National Park They’ve been called our country’s best idea, a space to connect with each other and something bigger than ourselves, a remarkable expression of democracy, preserving for everybody and for all time some of the earth’s most breathtakingly beautiful wilderness. And this year our national parks are being celebrated for a major milestone: The 100th anniversary of the U.S. national park system.

Formally, the National Park Service came into being with legislation signed by President Woodrow Wilson on August 25, 1916. But the roots that nurtured the birth of the NPS reach much deeper into U.S. cultural history, fed by earlier legislation (such as the 1864 act signed by Abraham Lincoln to protect Yosemite Valley) and values and visions shaped by generations of thinkers, writers, scientists, and artists–James Fenimore Cooper, George Catlin, Ralph Waldo Emerson, John Muir, Ferdinand Hayden, Fredrick Law Olmsted, to name a few.

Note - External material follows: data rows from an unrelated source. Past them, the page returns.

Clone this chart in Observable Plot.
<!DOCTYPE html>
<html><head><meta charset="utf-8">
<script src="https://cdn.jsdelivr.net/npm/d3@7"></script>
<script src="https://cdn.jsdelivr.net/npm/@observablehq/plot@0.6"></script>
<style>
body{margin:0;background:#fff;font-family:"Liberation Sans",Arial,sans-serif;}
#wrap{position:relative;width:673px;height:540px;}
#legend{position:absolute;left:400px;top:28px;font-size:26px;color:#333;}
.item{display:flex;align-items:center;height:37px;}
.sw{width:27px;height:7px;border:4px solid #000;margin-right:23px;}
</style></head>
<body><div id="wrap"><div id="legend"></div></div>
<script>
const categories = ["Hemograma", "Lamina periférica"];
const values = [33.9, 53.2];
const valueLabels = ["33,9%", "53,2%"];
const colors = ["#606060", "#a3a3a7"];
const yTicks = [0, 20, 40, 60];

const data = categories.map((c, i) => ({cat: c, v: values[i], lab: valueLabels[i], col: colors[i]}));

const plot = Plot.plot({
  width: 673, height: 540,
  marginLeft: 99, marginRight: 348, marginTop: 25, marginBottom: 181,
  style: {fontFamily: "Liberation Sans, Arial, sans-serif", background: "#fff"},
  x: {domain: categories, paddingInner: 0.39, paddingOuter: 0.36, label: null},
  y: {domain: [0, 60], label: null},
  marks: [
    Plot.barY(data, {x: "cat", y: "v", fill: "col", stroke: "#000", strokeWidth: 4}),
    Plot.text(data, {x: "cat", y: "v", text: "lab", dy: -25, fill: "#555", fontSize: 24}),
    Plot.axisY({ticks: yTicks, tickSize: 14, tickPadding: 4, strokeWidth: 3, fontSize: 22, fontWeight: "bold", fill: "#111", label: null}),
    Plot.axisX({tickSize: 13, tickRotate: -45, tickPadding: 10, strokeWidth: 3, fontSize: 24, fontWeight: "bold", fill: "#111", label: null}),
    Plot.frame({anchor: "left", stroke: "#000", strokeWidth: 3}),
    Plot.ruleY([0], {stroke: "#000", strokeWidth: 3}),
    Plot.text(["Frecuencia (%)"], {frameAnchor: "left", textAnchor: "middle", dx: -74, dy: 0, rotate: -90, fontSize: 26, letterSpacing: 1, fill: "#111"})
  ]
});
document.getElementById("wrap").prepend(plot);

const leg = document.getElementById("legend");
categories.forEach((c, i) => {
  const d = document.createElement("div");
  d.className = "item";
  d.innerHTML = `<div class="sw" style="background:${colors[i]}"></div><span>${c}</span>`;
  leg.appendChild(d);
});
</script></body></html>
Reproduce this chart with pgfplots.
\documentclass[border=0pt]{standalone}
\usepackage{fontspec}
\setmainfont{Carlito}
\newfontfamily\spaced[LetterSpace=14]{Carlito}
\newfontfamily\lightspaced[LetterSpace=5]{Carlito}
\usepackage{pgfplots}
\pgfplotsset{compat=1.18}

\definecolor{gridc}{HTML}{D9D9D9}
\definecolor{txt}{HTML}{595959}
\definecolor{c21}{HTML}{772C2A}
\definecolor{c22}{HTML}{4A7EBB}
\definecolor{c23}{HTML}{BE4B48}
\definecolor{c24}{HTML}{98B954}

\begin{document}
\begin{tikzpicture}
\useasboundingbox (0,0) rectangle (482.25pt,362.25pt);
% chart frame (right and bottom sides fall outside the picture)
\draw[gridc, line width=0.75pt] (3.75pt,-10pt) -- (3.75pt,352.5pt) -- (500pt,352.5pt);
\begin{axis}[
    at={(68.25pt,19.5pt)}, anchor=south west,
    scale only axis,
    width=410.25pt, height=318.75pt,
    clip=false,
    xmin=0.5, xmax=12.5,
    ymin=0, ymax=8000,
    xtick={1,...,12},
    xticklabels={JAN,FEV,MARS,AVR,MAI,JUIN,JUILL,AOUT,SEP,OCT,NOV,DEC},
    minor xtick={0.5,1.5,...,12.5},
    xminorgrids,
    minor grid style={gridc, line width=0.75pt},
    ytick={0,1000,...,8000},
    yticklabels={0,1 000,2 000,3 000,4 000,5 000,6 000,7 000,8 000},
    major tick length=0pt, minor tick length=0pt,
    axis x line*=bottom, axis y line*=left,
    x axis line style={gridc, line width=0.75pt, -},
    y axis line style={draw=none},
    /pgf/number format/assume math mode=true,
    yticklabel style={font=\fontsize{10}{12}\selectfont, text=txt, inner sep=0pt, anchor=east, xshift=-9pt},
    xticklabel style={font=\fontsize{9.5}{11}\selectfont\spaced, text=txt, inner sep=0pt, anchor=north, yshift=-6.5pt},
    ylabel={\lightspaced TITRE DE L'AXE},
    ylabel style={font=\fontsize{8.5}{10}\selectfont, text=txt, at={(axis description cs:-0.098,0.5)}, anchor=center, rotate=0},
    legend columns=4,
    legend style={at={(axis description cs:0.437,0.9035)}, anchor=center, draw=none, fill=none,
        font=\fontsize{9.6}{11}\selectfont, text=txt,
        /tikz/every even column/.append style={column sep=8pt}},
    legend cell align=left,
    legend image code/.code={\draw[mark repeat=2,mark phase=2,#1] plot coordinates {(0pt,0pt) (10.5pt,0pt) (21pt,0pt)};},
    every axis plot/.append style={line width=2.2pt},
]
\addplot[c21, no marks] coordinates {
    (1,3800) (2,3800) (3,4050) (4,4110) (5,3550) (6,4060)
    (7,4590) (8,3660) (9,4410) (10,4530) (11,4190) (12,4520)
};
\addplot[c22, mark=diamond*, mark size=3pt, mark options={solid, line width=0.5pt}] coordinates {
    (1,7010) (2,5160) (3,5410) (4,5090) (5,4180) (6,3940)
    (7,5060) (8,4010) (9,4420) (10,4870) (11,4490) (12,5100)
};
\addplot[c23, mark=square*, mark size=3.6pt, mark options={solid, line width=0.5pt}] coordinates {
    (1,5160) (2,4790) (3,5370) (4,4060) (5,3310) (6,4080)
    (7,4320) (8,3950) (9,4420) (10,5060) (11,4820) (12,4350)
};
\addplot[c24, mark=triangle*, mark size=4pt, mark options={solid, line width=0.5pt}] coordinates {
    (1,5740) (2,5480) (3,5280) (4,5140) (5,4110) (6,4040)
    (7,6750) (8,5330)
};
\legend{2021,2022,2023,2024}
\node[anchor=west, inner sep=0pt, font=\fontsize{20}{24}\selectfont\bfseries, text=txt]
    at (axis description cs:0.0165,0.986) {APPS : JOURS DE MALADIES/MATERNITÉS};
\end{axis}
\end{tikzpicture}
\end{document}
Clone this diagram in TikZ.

As with any big idea, the story of America’s national park system has many perspectives, some inspiring, some that conflict with each other, some that have yet to be told. A new summer book display at Mann Library puts a spotlight on this multi-faceted history. As the life sciences library at Cornell, Mann’s collection in the areas of conservation, natural resources, and park management is particularly strong. We invite you come browse and explore a little of the philosophies, social and political forces, struggles, achievements, and hard, slogging work that brought America’s national parks into being. In line with the National Park’s Service celebration theme this year, we hope the browse will inspire our audience to go “find your park.” And maybe we’ll take it even a little further by invoking the words of Ken Burns, who observes in his acclaimed 6-part documentary: Through the national parks of this country, Americans are all “co-owners of some of the most spectacular scenery on earth.” As the filmmaker reminds, it behooves us all to take care of our property and be mindful of what needs to be done to safeguard its availability for our future generations.